Quarante ans plus tard, Claudine Cordani se souvient parfaitement de la scène : elle vient d'annoncer au juge d'instruction qu'elle refuse que le procès de ses violeurs se déroulent à huis-clos. "Je lui dis non, moi je veux qu'on ouvre les portes (…) Il croise les mains, et regarde l'air interloqué et en même temps intéressé. Et me dit 'tiens, pourquoi?' Alors je lui dis 'parce que ce n'est pas à moi d'avoir honte, je veux que tout le monde sache et je veux que la société le sache", rapporte-t-elle.
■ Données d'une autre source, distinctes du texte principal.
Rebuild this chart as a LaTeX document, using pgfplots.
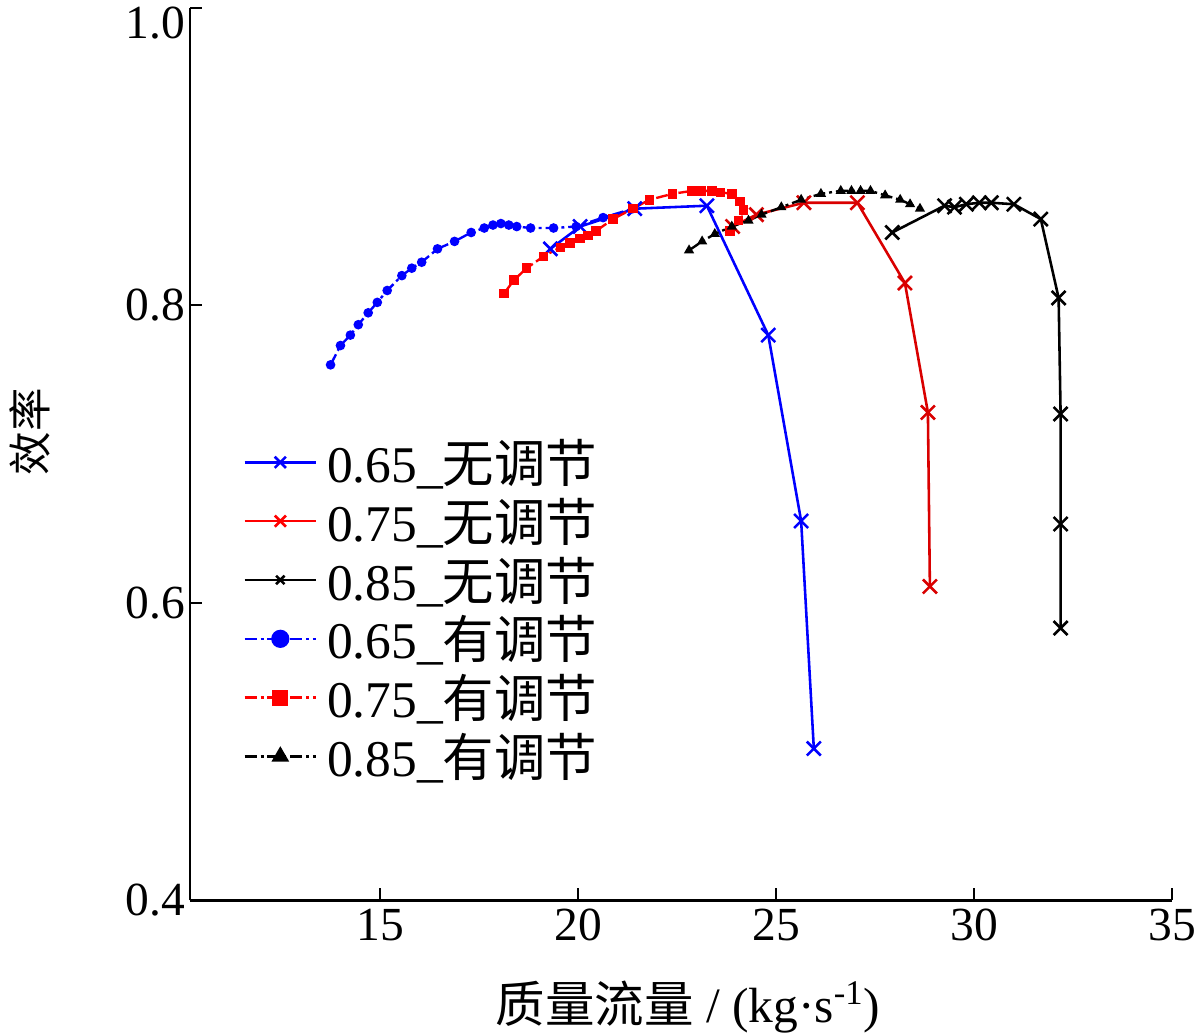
\documentclass[border=0pt]{standalone}
\usepackage{fontspec}
\setmainfont{Liberation Serif}
\newfontfamily\cjk{Noto Sans CJK SC}
\usepackage{pgfplots}
\pgfplotsset{compat=1.18}
\begin{document}
\begin{tikzpicture}
\begin{axis}[
  scale only axis,
  width=496.5pt, height=451pt,
  xmin=10.2, xmax=35, ymin=0.4, ymax=1.0,
  xtick={15,20,25,30,35},
  ytick={0.4,0.6,0.8},
  extra y ticks={1.0},
  extra y tick style={yticklabel style={anchor=north east, yshift=4pt}},
  yticklabel style={/pgf/number format/fixed, /pgf/number format/fixed zerofill, /pgf/number format/precision=1, xshift=1pt},
  /pgf/number format/assume math mode=true,
  tick align=inside,
  major tick length=6pt,
  axis x line*=bottom, axis y line*=left,
  axis line style={line width=1.3pt,-},
  tick style={line width=1pt, black},
  ticklabel style={font=\fontsize{24}{28}\selectfont},
  xticklabel style={yshift=-1pt},
  xlabel={{\cjk 质量流量} / (kg·s\textsuperscript{-1})},
  ylabel={\cjk 效率},
  xlabel style={font=\fontsize{25}{29}\selectfont, at={(axis description cs:0.507,-0.12)}, anchor=center},
  ylabel style={font=\fontsize{22}{26}\selectfont, at={(axis description cs:-0.163,0.525)}, anchor=center},
  legend style={at={(axis description cs:0.048,0.526)}, anchor=north west, draw=none, fill=none,
    font=\fontsize{26}{30}\selectfont, row sep=2.4pt},
  legend cell align=left,
  legend image code/.code={\draw[mark repeat=2,mark phase=2,#1] plot coordinates {(0pt,0pt) (18pt,0pt) (36pt,0pt)};},
]
% 0.65 no regulation
\addplot[blue, line width=1.3pt, mark=x, mark size=5pt, mark options={solid, line width=1.3pt}, legend image post style={mark size=4pt}] coordinates {
(19.3,0.838) (20.05,0.853) (21.43,0.865) (23.25,0.867) (24.8,0.78) (25.63,0.655) (25.95,0.502)};
\addlegendentry{\hspace*{3pt}0.65\_{\cjk 无调节}}
% 0.75 no regulation
\addplot[red!85!black, line width=1.3pt, mark=x, mark size=5pt, mark options={solid, line width=1.3pt}, legend image post style={red, mark size=4pt}] coordinates {
(23.9,0.853) (24.5,0.861) (25.7,0.869) (27.05,0.869) (28.25,0.815) (28.83,0.728) (28.88,0.611)};
\addlegendentry{\hspace*{3pt}0.75\_{\cjk 无调节}}
% 0.85 no regulation
\addplot[black, line width=1.3pt, mark=x, mark size=5pt, mark options={solid, line width=1.3pt}, legend image post style={mark size=3pt}] coordinates {
(27.93,0.849) (29.25,0.867) (29.5,0.866) (29.8,0.868) (30.13,0.869) (30.43,0.869) (31.0,0.868) (31.68,0.858) (32.13,0.805) (32.18,0.727) (32.18,0.653) (32.18,0.583)};
\addlegendentry{\hspace*{3pt}0.85\_{\cjk 无调节}}
% 0.65 regulation
\addplot[blue, line width=1.2pt, dash pattern=on 6pt off 2pt on 1.5pt off 2pt, mark=*, mark size=1.8pt, mark options={solid}, legend image post style={mark size=4pt}] coordinates {
(13.75,0.760) (14.0,0.773) (14.25,0.780) (14.45,0.787) (14.7,0.795) (14.93,0.802) (15.18,0.810) (15.55,0.820) (15.8,0.825) (16.05,0.829) (16.45,0.838) (16.88,0.843) (17.3,0.849) (17.63,0.852) (17.85,0.854) (18.05,0.855) (18.25,0.854) (18.45,0.853) (18.8,0.852) (19.38,0.852) (19.95,0.853) (20.63,0.859) (21.38,0.865)};
\addlegendentry{\hspace*{3pt}0.65\_{\cjk 有调节}}
% 0.75 regulation
\addplot[red, line width=1.2pt, dash pattern=on 6pt off 2pt on 1.5pt off 2pt, mark=square*, mark size=1.8pt, mark options={solid}, legend image post style={mark size=3.5pt}] coordinates {
(18.13,0.808) (18.38,0.817) (18.7,0.825) (19.13,0.833) (19.55,0.839) (19.8,0.842) (20.05,0.845) (20.25,0.847) (20.45,0.850) (20.88,0.858) (21.38,0.865) (21.8,0.871) (22.38,0.875) (22.88,0.877) (23.1,0.877) (23.38,0.877) (23.6,0.876) (23.88,0.875) (24.08,0.870) (24.18,0.864) (24.05,0.857) (23.83,0.850)};
\addlegendentry{\hspace*{3pt}0.75\_{\cjk 有调节}}
% 0.85 regulation
\addplot[black, line width=1.2pt, dash pattern=on 6pt off 2pt on 1.5pt off 2pt, mark=triangle*, mark size=1.8pt, mark options={solid}, legend image post style={mark size=4pt}] coordinates {
(22.8,0.837) (23.13,0.843) (23.45,0.848) (23.88,0.853) (24.3,0.857) (24.63,0.861) (25.13,0.866) (25.63,0.871) (26.13,0.875) (26.63,0.877) (26.9,0.877) (27.13,0.877) (27.38,0.877) (27.75,0.874) (28.13,0.871) (28.38,0.868) (28.63,0.865)};
\addlegendentry{\hspace*{3pt}0.85\_{\cjk 有调节}}
\end{axis}
\pgfresetboundingbox
\path[use as bounding box] ([xshift=-96pt,yshift=-67.5pt]current axis.south west) rectangle ([xshift=14pt,yshift=4pt]current axis.north east);
\end{tikzpicture}
\end{document}
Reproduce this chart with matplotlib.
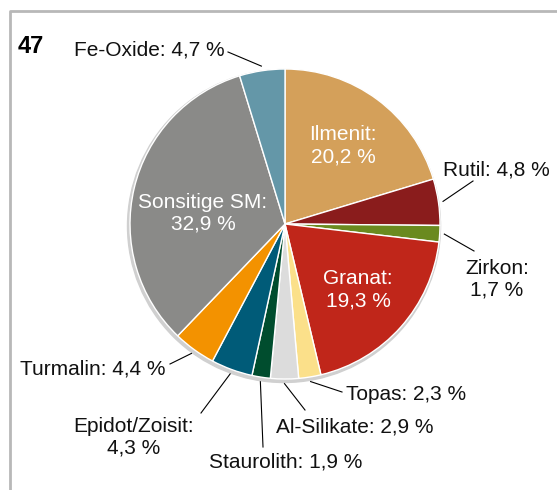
import numpy as np
import matplotlib.pyplot as plt
from matplotlib.patches import Circle

plt.rcParams['font.family'] = ['Liberation Sans', 'DejaVu Sans']

# Data (clockwise from 12 o'clock)
labels = ['Ilmenit', 'Rutil', 'Zirkon', 'Granat', 'Topas', 'Al-Silikate',
          'Staurolith', 'Epidot/Zoisit', 'Turmalin', 'Sonsitige SM', 'Fe-Oxide']
values = [20.2, 4.8, 1.7, 19.3, 2.3, 2.9, 1.9, 4.3, 4.4, 32.9, 4.7]
colors = ['#D4A05A', '#8A1C1C', '#6A8A1F', '#C0261A', '#FBE08A', '#DCDCDC',
          '#004D2E', '#005B78', '#F39200', '#8A8A88', '#6497A8']

# label layout in pixel coords (x, y from top): text pos, alignment, leader end
H = 490
inside = {'Ilmenit': (343, 146), 'Granat': (358, 290), 'Sonsitige SM': (203, 213)}
outside = {
    'Fe-Oxide':      ((225, 50), 'right', False, (228, 52)),
    'Rutil':         ((443, 170), 'left', False, (473, 181)),
    'Zirkon':        ((497, 279), 'center', True, (474, 251)),
    'Topas':         ((346, 395), 'left', False, (342, 392)),
    'Al-Silikate':   ((276, 427), 'left', False, (305, 410)),
    'Staurolith':    ((209, 462), 'left', False, (263, 447)),
    'Epidot/Zoisit': ((134, 437), 'center', True, (201, 413)),
    'Turmalin':      ((166, 369), 'right', False, (170, 364)),
}

cx, cy, r = 285, H - 224, 155
FS = 15

fig = plt.figure(figsize=(5.57, 4.90), dpi=100)
ax = fig.add_axes([0, 0, 1, 1])

# frame
ax.plot([10, 10, 557], [0, H - 11, H - 11], color='#B8B8B8', lw=2, solid_capstyle='butt')

# soft shadow
ax.add_patch(Circle((cx - 1, cy - 2), r + 1.5, color='#D0D0D0', zorder=1))

wedges, _ = ax.pie(values, colors=colors, startangle=90, counterclock=False,
                   center=(cx, cy), radius=r, frame=True,
                   wedgeprops=dict(edgecolor='white', linewidth=1.0, zorder=2))
ax.set_xlim(0, 557)
ax.set_ylim(0, H)
ax.set_aspect('equal')
ax.axis('off')

def fmt(v):
    return ('%.1f' % v).replace('.', ',') + ' %'

total = sum(values)
cum = 0
for lab, v in zip(labels, values):
    mid = (cum + v / 2) / total * 2 * np.pi
    cum += v
    if lab in inside:
        x, y = inside[lab]
        ax.text(x, H - y, lab + ':\n' + fmt(v), ha='center', va='center',
                color='white', fontsize=FS, linespacing=1.2, zorder=5)
    else:
        (x, y), ha, two, (ex, ey) = outside[lab]
        sx = cx + 1.03 * r * np.sin(mid)
        sy = cy + 1.03 * r * np.cos(mid)
        ax.plot([sx, ex], [sy, H - ey], color='black', lw=0.8, zorder=4)
        txt = lab + ':\n' + fmt(v) if two else lab + ': ' + fmt(v)
        ax.text(x, H - y, txt, ha=ha, va='center', color='#111111',
                fontsize=FS, linespacing=1.2, multialignment='center', zorder=5)

ax.text(18, H - 47, '47', fontsize=17, fontweight='bold', ha='left', va='center')

fig.savefig('out.png', dpi=100)
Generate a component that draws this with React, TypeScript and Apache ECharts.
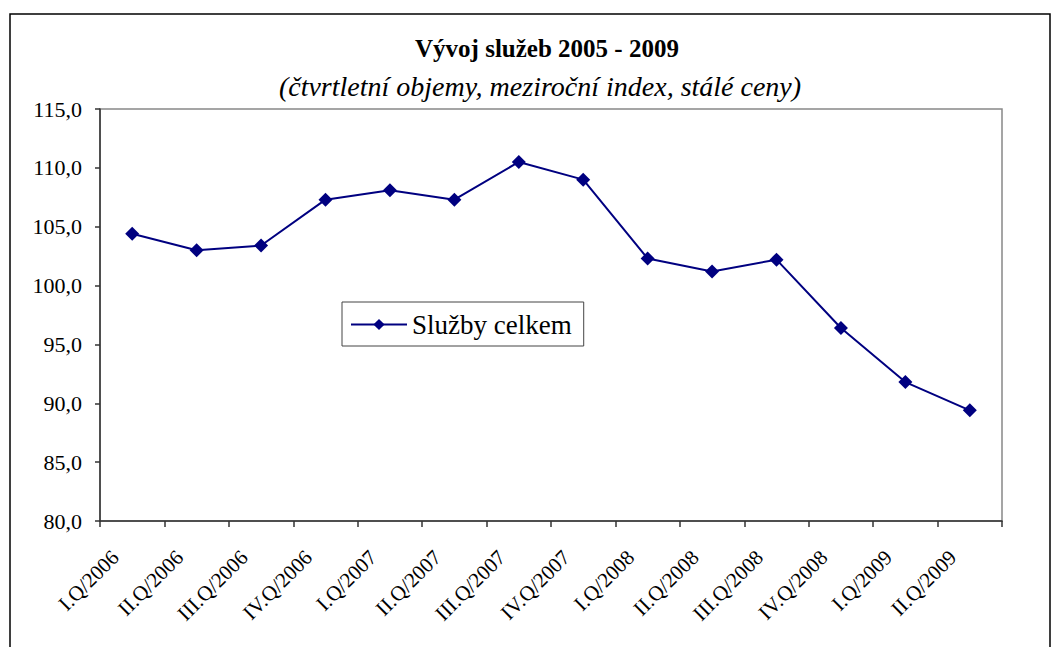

Le procès à huis-clos est d'usage lorsqu'une victime est mineure : c'est à dire que les audiences se déroulent à portes fermées, refusant alors la presse et le public. Dans le cas contraire, "ça veut dire qu'on est prêt à ce que ça paraisse dans les journaux, qu'on est prêt aussi à donner des interviews. Donc moi, j'étais prête", poursuit Claudine, qui devient alors la première mineure à s'opposer au huis-clos en France, dans Les Voix du Crime.
Lorsqu'elle prend cette décision en 1984, Claudine n'a que 17 ans et malgré son jeune âge, a déjà vécu le pire. Quelques mois auparavant, alors qu'elle s'apprête à rejoindre ses amis et son petit-ami de l'époque, l'adolescente est violée par trois hommes près du canal de l'Ourcq à Paris. Elle est ensuite séquestrée et violée à nouveau dans un appartement du nord parisien. Claudine parvient à s'enfuir avec l'aide de deux autres hommes et porte plainte. "Ils m'ont donné tous les éléments pour que la police puisse retrouver mes agresseurs très rapidement et c'est ce qui a été le cas."
Ce n'est pas à moi d'avoir honte
Claudine Cordani
Mais refuser un huis-clos implique des démarches spécifiques : "Il fallait pour que je puisse moi refuser le huis clos une personne ayant autorité à l'époque, explique-t-elle, donc c'était mes parents qui devaient signer." Pour autant, Claudine est bien déterminée à révéler cette affaire au grand jour. Aidée par le juge d’instruction, l’adolescente parvient à faire signer le document à son frère aîné.
"Je voulais que tout le monde puisse assister au procès qui s'est tenu pendant trois jours", confie Claudine Cordani. Néanmoins, l’adolescente refuse que ses frères et sœurs y assistent et choisit de ne pas informer ses parents ni sur le faits ni sur le procès. "Je ne voulais pas qu'ils aient de peine", confie-t-elle aujourd'hui. Pour ne pas se faire reconnaître par sa famille dans la médiatisation du procès, la jeune femme change son identité et se présente alors sous le prénom de Caroline.
Je voulais que tout le monde puisse assister au procès
Claudine Cordani
En 1985, les deux principaux agresseurs de Claudine sont condamnés à des peines de dix à douze ans de prison ferme. Si l’issue du procès est un soulagement pour elle, son traumatisme, lui, est indélébile. "Je ne voulais plus sortir de chez moi pendant des mois", et d'ajouter "à cause de ce viol, je n'ai pas passé mon bac."
Aujourd'hui journaliste, Claudine a écrit son histoire dans un livre La Justice dans la Peau en 2020. Si elle est parvenue à se reconstruire malgré le traumatisme, les questions tourbillonnent toujours dans son esprit. "Est ce que les gens m'ont comprise ? Parfois, je me demande si j'aurais du en parler davantage. Je ne sais pas. En tout cas, j'en parle aujourd'hui. Il n'est jamais trop tard."